The youngest of Mai Mwazha's daughters, Tendai, said her mother believed in education.

"She taught me the principle of valuing myself as a woman, not to allow someone to manipulate me, to stand my ground and be rooted in my faith. She taught me to pray, she used to say all solutions are found in God.

"Now that she is gone I don't know, it's too early to tell because whatever issues I have there was no dividing line. I could discuss anything with her, be it marital issues, anything. She was everything to me," she said.

Church member Mrs Loveness Marevo said she started working with Mai Mwazha when she was still a youth.

"Before I got married I was under her wings and all my children were born in her sight. She assisted me in almost every aspect of my life and I cannot comprehend life without her," said Mrs Marevo

Fellow congregant Mrs Leticia Shumba added: "The church has lost a strong figure. I first got to know her in Wedza and even when we relocated to the city we remained together.

"Our church is big and everyone could come with his or her own issue to her but she could keep all those issues to her heart. We had confidence in her.

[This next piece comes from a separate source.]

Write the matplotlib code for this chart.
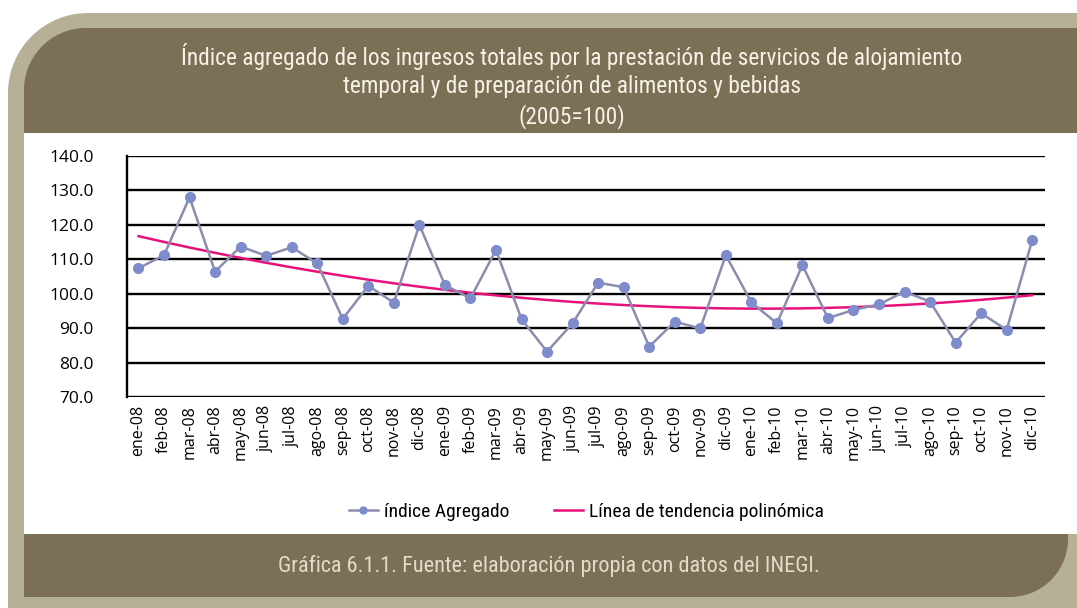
import numpy as np
import matplotlib
matplotlib.use("Agg")
import matplotlib.pyplot as plt
from matplotlib.patches import Polygon
from matplotlib.lines import Line2D
from matplotlib import font_manager

# ---------------- data ----------------
months = ["ene-08", "feb-08", "mar-08", "abr-08", "may-08", "jun-08", "jul-08", "ago-08",
          "sep-08", "oct-08", "nov-08", "dic-08",
          "ene-09", "feb-09", "mar-09", "abr-09", "may-09", "jun-09", "jul-09", "ago-09",
          "sep-09", "oct-09", "nov-09", "dic-09",
          "ene-10", "feb-10", "mar-10", "abr-10", "may-10", "jun-10", "jul-10", "ago-10",
          "sep-10", "oct-10", "nov-10", "dic-10"]
indice = [107.4, 111.2, 128.0, 106.4, 113.7, 111.0, 113.5, 108.8, 92.7, 102.3, 97.4, 120.0,
          102.5, 98.7, 112.7, 92.6, 83.2, 91.4, 103.2, 101.9, 84.6, 91.9, 89.9, 111.2,
          97.5, 91.4, 108.3, 92.9, 95.3, 96.9, 100.6, 97.7, 85.8, 94.3, 89.5, 115.6]
yticks = [70, 80, 90, 100, 110, 120, 130, 140]
title_lines = ["Índice agregado de los ingresos totales por la prestación de servicios de alojamiento",
               "temporal y de preparación de alimentos y bebidas",
               "(2005=100)"]
footer = "Gráfica 6.1.1. Fuente: elaboración propia con datos del INEGI."

# ---------------- fonts ----------------
available = {f.name for f in font_manager.fontManager.ttflist}
def pick(cands):
    for c in cands:
        if c in available:
            return c
    return "DejaVu Sans"
narrow = pick(["Liberation Sans Narrow", "DejaVu Sans Condensed", "Roboto Condensed",
               "Open Sans Condensed", "Liberation Sans"])
body = pick(["Open Sans", "Noto Sans", "Lato", "DejaVu Sans"])
narrow_fam = [narrow, "DejaVu Sans"]

W, H = 1077, 608
fig = plt.figure(figsize=(W / 100, H / 100), dpi=100)
fig.patch.set_facecolor("white")

BORDER = "#b6b097"
DARK = "#7b7056"

def rounded(x0, y0, x1, y1, tl=0, tr=0, br=0, bl=0, n=30):
    """Polygon in pixel coords (y from top) with per-corner radius -> figure fraction."""
    pts = []
    def arc(cx, cy, r, a0, a1):
        for a in np.linspace(a0, a1, n):
            pts.append((cx + r * np.cos(a), cy + r * np.sin(a)))
    if tl: arc(x0 + tl, y0 + tl, tl, np.pi, 1.5 * np.pi)
    else: pts.append((x0, y0))
    if tr: arc(x1 - tr, y0 + tr, tr, 1.5 * np.pi, 2 * np.pi)
    else: pts.append((x1, y0))
    if br: arc(x1 - br, y1 - br, br, 0, 0.5 * np.pi)
    else: pts.append((x1, y1))
    if bl: arc(x0 + bl, y1 - bl, bl, 0.5 * np.pi, np.pi)
    else: pts.append((x0, y1))
    pts = np.array(pts)
    return np.column_stack([pts[:, 0] / W, 1 - pts[:, 1] / H])

def add_shape(pts, color, z):
    fig.add_artist(Polygon(pts, closed=True, transform=fig.transFigure,
                           facecolor=color, edgecolor="none", zorder=z))

add_shape(rounded(8, 13, W + 10, H + 10, tl=80), BORDER, 0)
add_shape(rounded(24, 133, W + 10, 534), "white", 1)
add_shape(rounded(24, 28, W + 10, 133, tl=62), DARK, 2)
add_shape(rounded(24, 534, 1068, 597, br=58), DARK, 2)

# ---------------- axes ----------------
ax = fig.add_axes([127 / W, 1 - 397 / H, (1045 - 127) / W, (397 - 156) / H])
ax.set_zorder(5)
ax.patch.set_alpha(0)
x = np.arange(len(months))

coef = np.polyfit(x, indice, 2)
trend = np.polyval(coef, x)

ax.plot(x, trend, color="#e8107a", lw=1.8, zorder=3)
ax.plot(x, indice, color="#8c8cae", lw=1.8, marker="o", markersize=7,
        markerfacecolor="#7f8ccb", markeredgecolor="#7f8ccb", zorder=4)

ax.set_ylim(70, 140)
ax.set_xlim(-0.45, 35.5)
ax.set_yticks(yticks)
ax.set_yticklabels([f"{v:.1f}" for v in yticks], fontsize=12.5, family=body)
ax.set_xticks(x)
ax.set_xticklabels(months, rotation=90, fontsize=11.5, family=body)
ax.tick_params(axis="y", length=0, pad=24)
ax.tick_params(axis="x", length=0, pad=6)
for s in ["top", "right", "bottom"]:
    ax.spines[s].set_visible(False)
ax.spines["left"].set_linewidth(1.7)
ax.spines["left"].set_color("black")
ax.yaxis.grid(True, color="black", lw=1.7)
ax.set_axisbelow(True)

# ---------------- texts ----------------
for i, line in enumerate(title_lines):
    fig.text(572 / W, 1 - (57 + 30 * i) / H, line, ha="center", va="center",
             color="#f7f2e6", fontsize=16.8, family=narrow_fam, zorder=6)

fig.text(549 / W, 1 - 566 / H, footer, ha="center", va="center",
         color="#e2dccb", fontsize=16, family=narrow_fam, zorder=6)

handles = [Line2D([], [], color="#8c8cae", lw=1.8, marker="o", markersize=5,
                  markerfacecolor="#7f8ccb", markeredgecolor="#7f8ccb"),
           Line2D([], [], color="#e8107a", lw=1.8)]
fig.legend(handles, ["índice Agregado", "Línea de tendencia polinómica"],
           loc="center", bbox_to_anchor=(586 / W, 1 - 512 / H), ncol=2, frameon=False,
           prop={"family": narrow_fam, "size": 14}, handlelength=1.5, handletextpad=0.3,
           columnspacing=2.3)

fig.savefig("out.png", dpi=100)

"She would not sleep during church conferences, praying for people. This is why divorce cases are very low in the church. I know many women agree with me, mother was a great teacher who will be forever missed."

Mrs Mwazha was buried at NC Mwazha Plot, Munyati South in Chivhu last Wednesday. She is survived by her husband, Apostle Mwazha, five children, 16 grandchildren and three great-grandchildren.

Meanwhile, the African Apostolic Church has postponed its annual Easter Conference following Mai Mwazha's death.

The conference was to run from April 14 to 17 at Guvamombe near Sadza growth point.

Church secretary-general Bishop Richard Juru said, "Almost everything was in place in as far as the conference preparations were concerned but we had to cancel it because of this situation.

"Yearly we travel to Wedza during the Easter conference but this year the issue is different; we are mourning our beloved mother. We have informed congregants that in the near future we will announce new dates for the conference."